The IHS Canadian Oil Sands Dialogue has released an update to its 2010 report comparing the greenhouse gas emissions (GHG) from fuels made from Canadian oil sands to those from other crude sources. The new analysis—updated to include more current data—found that total emissions from refined products that are wholly derived from oil sands are 4 to 18 percent higher than the average crude oil processed in the U.S. This level places oil sands on par with other sources of U.S. crude, including crudes from Venezuela, Nigeria, Iraq and California heavy oil production.
When the oil sands products refined in the United States are considered – a mixture of oil sands and lower carbon blending components - the GHG emissions are, on average, 9 percent higher than the average crude processed in the U.S.
The 2012 update follows the initial 2010 report, Oil Sands, Greenhouse Gases, and U.S. Oil Supply: Getting the Numbers Right. Both reports analyzed the complete “wells-to-tailpipe” life cycle—the extraction, processing, distribution and combustion of the refined fuel—to provide a comprehensive assessment of where oil sands fit in the spectrum of U.S. crude imports.

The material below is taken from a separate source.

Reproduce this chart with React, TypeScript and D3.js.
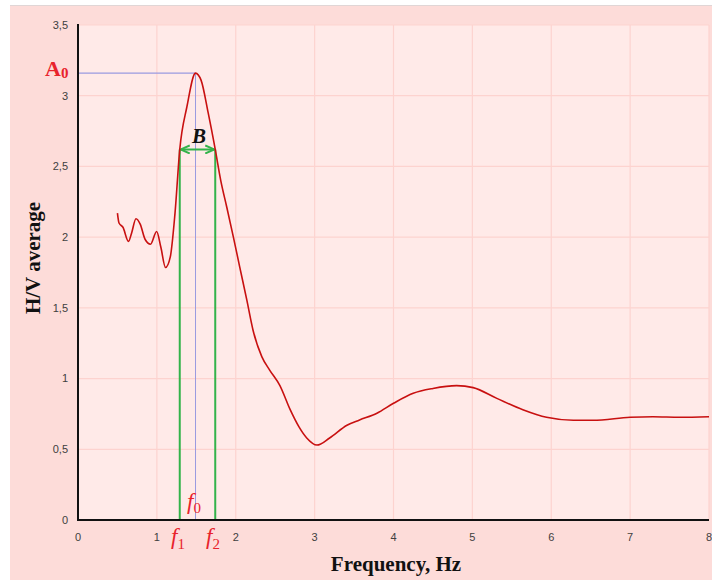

The original 2010 report had found the average for oil sands products refined in the U.S. was 6 percent higher than the average crude processed in the United States with total emissions from refined products wholly derived from oil sands being 5-15 percent higher than the average barrel.
The widening range in emissions estimates compared to the original report is the result of a more detailed estimate for U.S. oil sands imports—the latest update accounts for all major sources of oil sands production. However, the majority of the difference was due to increases in the estimate for GHG intensity of some oil sands extraction methods, such as SAGD dilbit, mining SCO and CSS dilbit.
These results do not necessarily indicate an increase in oil sands carbon intensity since 2010 but rather a revision of the results based on new studies that have applied different modeling techniques and data. The latest report is drawn from the results of 12 recent studies from government, academic and industry sources.
The new report also includes results measuring Canadian oil sands GHG intensity accounting for emissions that occur beyond the crude production and refining facilities such as the production and processing of natural gas used in oil production or emissions from off-site electricity production. When accounting for these “wide boundary” results the new report found that fuels produced solely from oil sands result in emissions 5 percent to 23 percent higher than the average crude processed in the U.S. with the average for oil sands products refined in the United States being 12 percent higher than the average barrel.